Blanche de castille says
c’est vrai qu’on ne connait généralement qu’une facette des gens qu’on rencontre, on peut avoir quelqu’un de doux et sensible et qui orchestre des plans de licenciement énormes sans aucun scrupule…
En même temps, je pense que les gens dégagent quelque chose d’impalpable qui nous permettent de faire douter la raison qui nous dit : lui est méchant / lui est gentil. Il faut être ouvert à l’autre pour essayer de mieux comprendre ce qui le fait agir ou parler ainsi… c’est complexe tu as raison… je rejoins Marie sur certains points… En tout cas, il faut apprendre à se protéger de ces personnes qui peuvent nous faire du mal et faire ressortir de nous quelque chose d’un peu monstrueux et qu’on préfèrerait laisser tapi dans l’ombre…
FleurDeMenthe says
C’est tout à fait çà. Ces gens qui à trop les côtoyer aident cette partie sombre de nous à prendre le dessus… Arrgh… C’est si agaçant !
Olivia says
oui tu as bien résumé. Il est interdire de ne pas aimer et pourtant il y a des gens à fuir. Très souvent on ne les « sent pas » au début et on se force on a tord 🙂
Moi depuis qqs années (j’avoue après la 30aine c’est plus facile) j’ai fais le tri, il est violent et j’ai perdu des amis proches qui me volaient mon énergie, étaient méchant (mais c’était pour mon bien). J’accepte la critique mais constructive et la méchanceté ne fait plus partie de ma vie.

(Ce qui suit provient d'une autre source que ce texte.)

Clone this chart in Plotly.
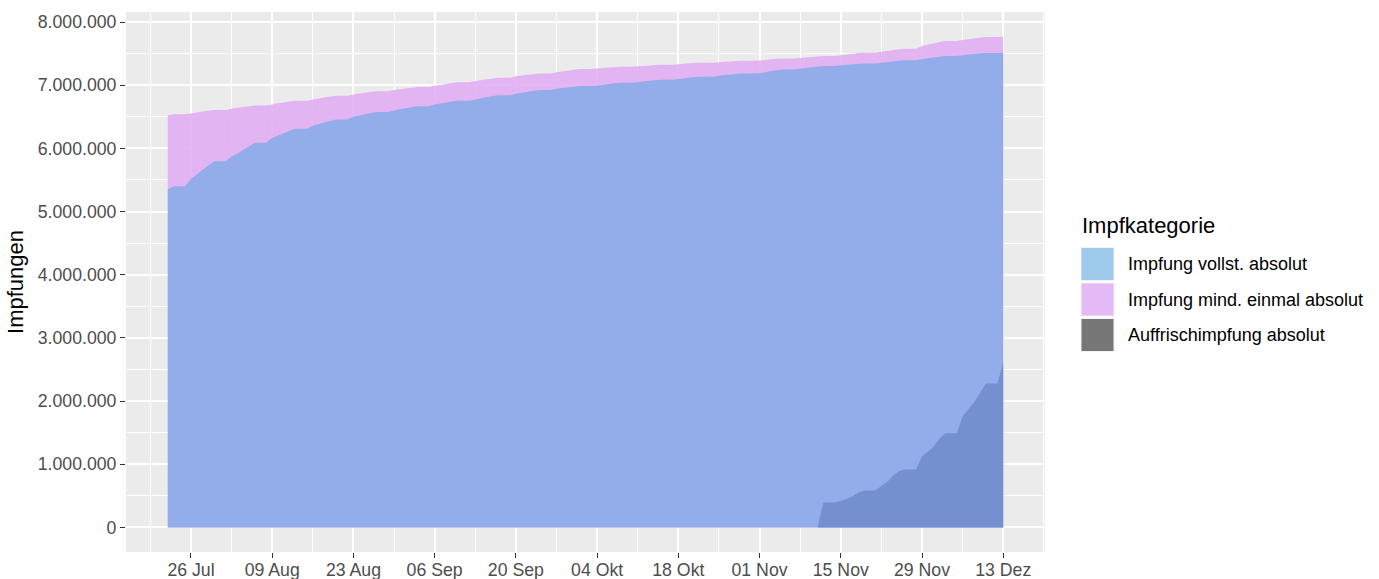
import pandas as pd
import plotly.graph_objects as go

# ---------------- data (thousands of vaccinations) ----------------
dates = pd.date_range("2021-07-22", "2021-12-13", freq="D")

# Impfung mind. einmal absolut (first dose), Thu 22 Jul .. Mon 13 Dez, week rows Mon..Sun
first_dose_k = [
    6526, 6540, 6540, 6540,
    6553, 6568, 6582, 6595, 6607, 6607, 6607,
    6627, 6642, 6655, 6667, 6678, 6678, 6678,
    6696, 6713, 6728, 6742, 6755, 6755, 6755,
    6775, 6791, 6806, 6820, 6833, 6833, 6833,
    6854, 6867, 6880, 6893, 6905, 6905, 6905,
    6922, 6935, 6948, 6960, 6972, 6972, 6972,
    6990, 7005, 7020, 7033, 7045, 7045, 7045,
    7065, 7080, 7094, 7107, 7118, 7118, 7118,
    7140, 7152, 7164, 7175, 7185, 7185, 7185,
    7205, 7217, 7230, 7243, 7255, 7255, 7255,
    7265, 7272, 7279, 7285, 7290, 7290, 7290,
    7298, 7305, 7312, 7318, 7323, 7323, 7323,
    7332, 7339, 7346, 7352, 7357, 7357, 7357,
    7365, 7371, 7377, 7382, 7387, 7387, 7387,
    7392, 7400, 7412, 7418, 7424, 7424, 7424,
    7432, 7440, 7448, 7456, 7463, 7463, 7463,
    7475, 7487, 7498, 7508, 7515, 7515, 7515,
    7530, 7543, 7555, 7567, 7578, 7578, 7578,
    7620, 7640, 7660, 7682, 7700, 7700, 7700,
    7715, 7728, 7740, 7752, 7762, 7762, 7762,
    7770,
]

# Impfung vollst. absolut (fully vaccinated)
full_k = [
    5349, 5400, 5400, 5400,
    5518, 5586, 5660, 5730, 5797, 5797, 5797,
    5870, 5920, 5975, 6030, 6089, 6089, 6089,
    6168, 6205, 6240, 6278, 6311, 6311, 6311,
    6358, 6385, 6410, 6435, 6458, 6458, 6458,
    6500, 6521, 6540, 6558, 6574, 6574, 6574,
    6600, 6618, 6635, 6650, 6665, 6665, 6665,
    6696, 6712, 6727, 6741, 6755, 6755, 6755,
    6775, 6795, 6812, 6828, 6842, 6842, 6842,
    6865, 6880, 6895, 6910, 6922, 6922, 6922,
    6945, 6955, 6965, 6975, 6986, 6986, 6986,
    6990, 7005, 7018, 7030, 7040, 7040, 7040,
    7050, 7060, 7070, 7080, 7088, 7088, 7088,
    7100, 7110, 7120, 7128, 7135, 7135, 7135,
    7150, 7160, 7170, 7178, 7185, 7185, 7185,
    7190, 7205, 7224, 7238, 7250, 7250, 7250,
    7262, 7273, 7284, 7295, 7305, 7305, 7305,
    7315, 7322, 7330, 7336, 7342, 7342, 7342,
    7355, 7365, 7375, 7385, 7395, 7395, 7395,
    7410, 7425, 7440, 7452, 7462, 7462, 7462,
    7475, 7485, 7494, 7502, 7510, 7510, 7510,
    7515,
]

# Auffrischimpfung absolut (booster), from Thu 11 Nov
booster_dates = pd.date_range("2021-11-11", "2021-12-13", freq="D")
booster_k = [
    0, 395, 395, 395,
    420, 450, 490, 550, 585, 585, 585,
    655, 720, 820, 890, 917, 917, 917,
    1125, 1200, 1280, 1400, 1490, 1490, 1490,
    1760, 1870, 1980, 2130, 2280, 2280, 2280,
    2610,
]

y_ticks = [0, 1000000, 2000000, 3000000, 4000000, 5000000, 6000000, 7000000, 8000000]
x_tick_dates = ["2021-07-26", "2021-08-09", "2021-08-23", "2021-09-06", "2021-09-20",
                "2021-10-04", "2021-10-18", "2021-11-01", "2021-11-15", "2021-11-29",
                "2021-12-13"]
x_tick_labels = ["26 Jul", "09 Aug", "23 Aug", "06 Sep", "20 Sep", "04 Okt",
                 "18 Okt", "01 Nov", "15 Nov", "29 Nov", "13 Dez"]

legend_title = "Impfkategorie"
legend_names = ["Impfung vollst. absolut", "Impfung mind. einmal absolut", "Auffrischimpfung absolut"]
legend_colors = ["#9DCAEA", "#E3BAF5", "#777777"]

first_dose = [v * 1000 for v in first_dose_k]
full = [v * 1000 for v in full_k]
booster = [v * 1000 for v in booster_k]

# ---------------- figure ----------------
FONT = "Liberation Sans, Arial, Helvetica, sans-serif"
W, H = 1379, 579
L, R, T, B = 126, 1045, 12, 552

fig = go.Figure()
fig.add_trace(go.Scatter(x=dates, y=first_dose, name=legend_names[1], mode="none",
                         fill="tozeroy", fillcolor="rgba(224,172,243,0.88)", showlegend=False))
fig.add_trace(go.Scatter(x=dates, y=full, name=legend_names[0], mode="none",
                         fill="tozeroy", fillcolor="rgba(136,172,232,0.88)", showlegend=False))
fig.add_trace(go.Scatter(x=booster_dates, y=booster, name=legend_names[2], mode="none",
                         fill="tozeroy", fillcolor="rgba(113,140,202,0.88)", showlegend=False))

ymax = max(first_dose)
pad = ymax * 0.05
x0 = dates[0] - pd.Timedelta(days=(dates[-1] - dates[0]).days * 0.05)
x1 = dates[-1] + pd.Timedelta(days=(dates[-1] - dates[0]).days * 0.05)

tickfont = dict(family=FONT, size=17.7, color="#4D4D4D")
fig.update_layout(
    width=W, height=H,
    margin=dict(l=L, r=W - R, t=T, b=H - B, pad=0),
    paper_bgcolor="white", plot_bgcolor="#EBEBEB",
    separators=",.",
    font=dict(family=FONT),
    xaxis=dict(
        range=[x0, x1], type="date",
        tickvals=x_tick_dates, ticktext=x_tick_labels,
        tickfont=tickfont, ticks="outside", ticklen=5, tickcolor="#333333", tickwidth=1.2,
        ticklabelstandoff=-3,
        showgrid=True, gridcolor="white", gridwidth=1.6, zeroline=False, showline=False,
        minor=dict(dtick=7 * 86400000, tick0="2021-07-19", showgrid=True,
                   gridcolor="white", gridwidth=0.8, ticks=""),
        automargin=False,
    ),
    yaxis=dict(
        range=[-pad, ymax + pad],
        tickvals=y_ticks, tickformat=",d",
        tickfont=tickfont, ticks="outside", ticklen=5, tickcolor="#333333", tickwidth=1.2,
        showgrid=True, gridcolor="white", gridwidth=1.6, zeroline=False, showline=False,
        minor=dict(dtick=500000, tick0=0, showgrid=True, gridcolor="white", gridwidth=0.8, ticks=""),
        title=dict(text="Impfungen", font=dict(family=FONT, size=22, color="black"), standoff=8),
        automargin=False,
    ),
)

# manual ggplot-like legend
def px_x(px):
    return (px - L) / (R - L)

def px_y(py):
    return (B - py) / (B - T)

fig.add_annotation(x=px_x(1080), y=px_y(225), xref="paper", yref="paper", text=legend_title,
                   showarrow=False, xanchor="left", yanchor="middle",
                   font=dict(family=FONT, size=22, color="black"))
centers = [264, 299.5, 335]
for name, col, cy in zip(legend_names, legend_colors, centers):
    fig.add_shape(type="rect", xref="paper", yref="paper",
                  x0=px_x(1081), x1=px_x(1114), y0=px_y(cy + 16.5), y1=px_y(cy - 16.5),
                  fillcolor=col, line=dict(width=1, color="#F2F2F2"))
    fig.add_annotation(x=px_x(1126), y=px_y(cy), xref="paper", yref="paper", text=name,
                       showarrow=False, xanchor="left", yanchor="middle",
                       font=dict(family=FONT, size=18, color="black"))

fig.write_html(
    "out.html",
    config={"displayModeBar": False},
    post_script="document.body.style.margin='0';document.body.style.overflow='hidden';",
)
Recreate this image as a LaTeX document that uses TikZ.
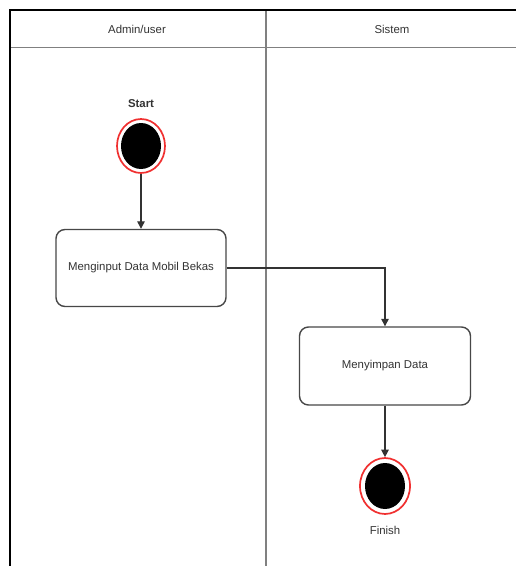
\documentclass[tikz,border=0pt]{standalone}
\usepackage{fontspec}
\setmainfont{Liberation Sans}
\usetikzlibrary{arrows.meta,shapes.geometric}

\definecolor{inkgray}{HTML}{333333}
\definecolor{lanegray}{HTML}{808080}
\definecolor{ringred}{HTML}{F03030}

\tikzset{
  frame/.style={draw=black, line width=2.8pt},
  lane/.style={draw=lanegray, line width=1.5pt},
  lbl/.style={font=\fontsize{11.4}{13}\selectfont, text=inkgray, inner sep=0pt},
  action/.style={draw=inkgray!90, line width=1.4pt, rounded corners=9pt, fill=white,
    minimum width=170pt, minimum height=77pt, inner sep=0pt,
    font=\fontsize{11.4}{13}\selectfont, text=inkgray},
  ring/.style={ellipse, draw=ringred, line width=1.7pt, fill=white, inner sep=0pt,
    minimum width=48pt, minimum height=54pt},
  flow/.style={draw=inkgray, line width=1.3pt, -{Triangle[width=7.5pt,length=7.5pt]}},
}

\begin{document}
\begin{tikzpicture}[x=1pt,y=-1pt]
  \useasboundingbox (0,0) rectangle (516,566);

  % swimlane frame
  \draw[lane] (10,47.5) -- (516,47.5);
  \draw[lane] (266,10) -- (266,566);
  \draw[frame] (516,10) -- (10,10) -- (10,566);

  % lane headings
  \node[lbl] (laneA) at (137,29) {Admin/user};
  \node[lbl] (laneB) at (392,29) {Sistem};

  % initial state
  \node[lbl, font=\fontsize{11.4}{13}\selectfont\bfseries] (startlbl) at (141,104) {Start};
  \node[ring] (start) at (141,146) {};
  \fill[black] (start.center) ellipse [x radius=20pt, y radius=23pt];

  % actions
  \node[action] (act1) at (141,268) {Menginput Data Mobil Bekas};
  \node[action, minimum width=171pt, minimum height=78pt] (act2) at (385,366) {Menyimpan Data};

  % final state
  \node[ring, minimum width=50pt, minimum height=56pt] (finish) at (385,486) {};
  \fill[black] (finish.center) ellipse [x radius=20pt, y radius=23pt];
  \node[lbl] (finishlbl) at (385,530) {Finish};

  % control flow
  \draw[flow] (start) -- (act1);
  \draw[flow] (act1.east) -| (act2.north);
  \draw[flow] (act2.south) -- (finish.north);
\end{tikzpicture}
\end{document}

Vive le monde des bisounours et courage pour ton ménage de printemps
FleurDeMenthe says
Faire le tri, ne pas se forcer à être quelqu’un que nous ne sommes pas, voilà des choses qui se développent aussi chez moi même si la trentaine n’arrivera que dans un peu plus de 4 ans… J’ai l’impression de vieillir assez vite…
rondinette says
Un article encore très vrai.
Comme le dit Olivia, avec l’âge, avec le temps, on s’autorise plus de choses.
Je suis bien plus âgée, j’approche la 50aine et oui, maintenant, j’ose fuir les personnes que je ressens négativement. J’ose refuser des repas de famille, j’ose ne pas répondre à certaines personnes, j’ose ne plus faire semblant. Je ne sais pas encore dire ouvertement : je ne t’aime pas. Mais, est-ce bien utile?